Since a suicide in law can be committed only by a "person sound in mind and capable of measuring his moral responsibility," when a person has lost his mind and kills himself, that person certainly before God is innocent, because "God is love" and "the Father of mercies" (1 John 4:8; 2 Corinthians 1:3).
On the other hand, a Christian, "sound in mind and capable of measuring his moral responsibility," who chooses unselfishly to kill himself because he has become such a care for his loved ones, has forgotten that, as long as God lets him live, his prayers "day and night" (Luke 18:7) are being heard, as he lifts up his voice (or, just his mind) in behalf of his family and of all mankind: "The prayer of the righteous has powerful results" (James 5:16).
On the other hand, a Christian, "sound in mind and capable of measuring his moral responsibility," could be simply selfish in looking for "a quick fix for suffering": "A loner isolates himself, seeking his own desire, and he sneers at all good judgment" (Proverbs 18:1), or, as the American Standard Version translates Solomon’s words, "He that separateth himself seeketh his own desire, and rageth against all sound wisdom."
Such a man loves only himself, and ignores the second greatest commandment, "You shall love your neighbor as yourself" (Matthew 22:39).

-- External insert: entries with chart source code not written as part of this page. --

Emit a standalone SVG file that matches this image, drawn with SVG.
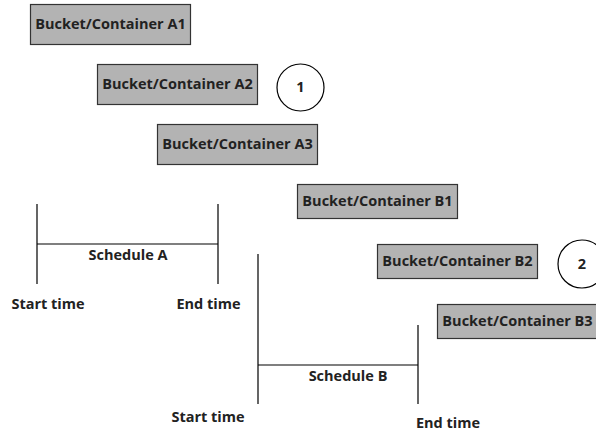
<svg xmlns="http://www.w3.org/2000/svg" width="596" height="431" viewBox="0 0 596 431">
<style>
.box{fill:#b3b3b3;stroke:#333333;stroke-width:1.2}
.t{font-family:"Open Sans","Noto Sans",sans-serif;font-weight:700;font-size:14.5px;fill:#222222;text-anchor:middle}
.ln{stroke:#000000;stroke-width:1.2;fill:none}
.c{fill:#ffffff;stroke:#000000;stroke-width:1.2}
</style>
<rect width="596" height="431" fill="#ffffff"/>
<g id="A1"><rect class="box" x="30.5" y="4.5" width="160" height="40"/><text class="t" x="110.5" y="29">Bucket/Container A1</text></g>
<g id="A2"><rect class="box" x="97.5" y="64.5" width="160" height="40"/><text class="t" x="177.5" y="89">Bucket/Container A2</text></g>
<g id="A3"><rect class="box" x="157.5" y="124.5" width="160" height="40"/><text class="t" x="237.5" y="149">Bucket/Container A3</text></g>
<g id="B1"><rect class="box" x="297.5" y="184.5" width="160" height="34"/><text class="t" x="377.5" y="206">Bucket/Container B1</text></g>
<g id="B2"><rect class="box" x="377.5" y="244.5" width="160" height="34"/><text class="t" x="457.5" y="266">Bucket/Container B2</text></g>
<g id="B3"><rect class="box" x="437.5" y="304.5" width="160" height="34"/><text class="t" x="517.5" y="326">Bucket/Container B3</text></g>
<g id="c1"><circle class="c" cx="300.5" cy="87.5" r="23.5"/><text class="t" x="300.5" y="92">1</text></g>
<g id="c2"><circle class="c" cx="582" cy="264" r="24"/><text class="t" x="582" y="268.5">2</text></g>
<g id="connectors">
<path class="ln" d="M37,204V284M218,204V284M37,244H218"/>
<path class="ln" d="M258,254V404M418,325V404M258,365H418"/>
</g>
<g id="labels">
<text class="t" x="128" y="260">Schedule A</text>
<text class="t" x="48" y="309">Start time</text>
<text class="t" x="208.5" y="309">End time</text>
<text class="t" x="348" y="381">Schedule B</text>
<text class="t" x="208" y="422">Start time</text>
<text class="t" x="448" y="428">End time</text>
</g>
</svg>
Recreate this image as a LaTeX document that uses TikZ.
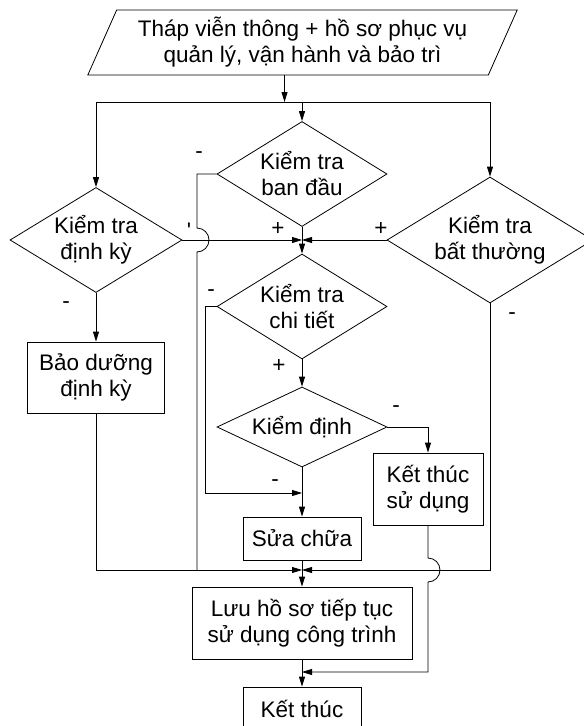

Uncaused suffering may be providential, a means God is using to mature a person spiritually. Sometimes, in God’s special providence for each Christian (1 Corinthians 10:13), he overrules the prayer, "Lead us not into trails" (Matthew 6:13), and he "works all things together for good" (Romans *28) by discipline:
My son, do not think lightly of the Lord’s discipline, and do not give up when you are corrected by him; for the Lord loves those whom he disciplines, and he chastens every son whom he receives (Hebrews 12:5-6).
Job had done nothing to deserve his boils, but, unknown to Job, God had a providential purpose in allowing Satan to afflict him with ulcers "from the sole of his feet to the crown of his head" (Job 2:7). As good as Job was, "blameless and upright" (Job 1:1), refusing his wife’s advice to "curse God and die" (Suicide?, Job 2:9-10), yet God could see in Job egotism (Job 13:2) and rebellion (Job 23:2), flashing eyes (Job 15:12), and a disposition to argue with his Maker (Job 13:3). Certainly he did not say:
Though he slay me, yet will I thrust him: but I will maintain mine own ways before him (Job 13:15, KJV).
Instead, self-righteousness showed itself, for he said:
See, he will kill me; I have no hope; but I will defend [yakah, argue] my ways to his face (Job 13:15, NRSV).
However, days of suffering humbled the man, and he listened to God’s rebuke, and repented "in dust and ashes" (Job 42:6). Suicide as instant relief from his suffering was never in Job’s mind.
Also, God allowed the devil to torment Paul lest he became proud (2 Corinthians 12:7). Paul could talk in more foreign languages "than all of" the Corinthians, and to him were given many "revelations" (1 Corinthians 14:18; 2 Corinthians 12:7). But for his good, during at least the last 11 years of his life (57-68 A.D.), Paul awoke every morning in pain because of "a thorn in the flesh, an agent of Satan," given "to torment me, so that I might not be arrogant" (2 Corinthians 12:7).
Never did the idea of relief from suffering by suicide enter Paul’s mind. Instead, he prayed for relief, only to be told that prayer would not avail, for his was a terminal affliction (2 Corinthians 12:9). Humbly he adjusted to the Lord’s discipline, writing:
Most gladly therefore will I rather glory in my weaknesses, … for when I am weak, then am I strong (2 Corinthians 12:9-10). … we also rejoice in sufferings, knowing that suffering produces patience; and patience, character; and character, hope (Romans 5:3-4). Always rejoice in the Lord. Again, I will say, rejoice (Philippians 4:4).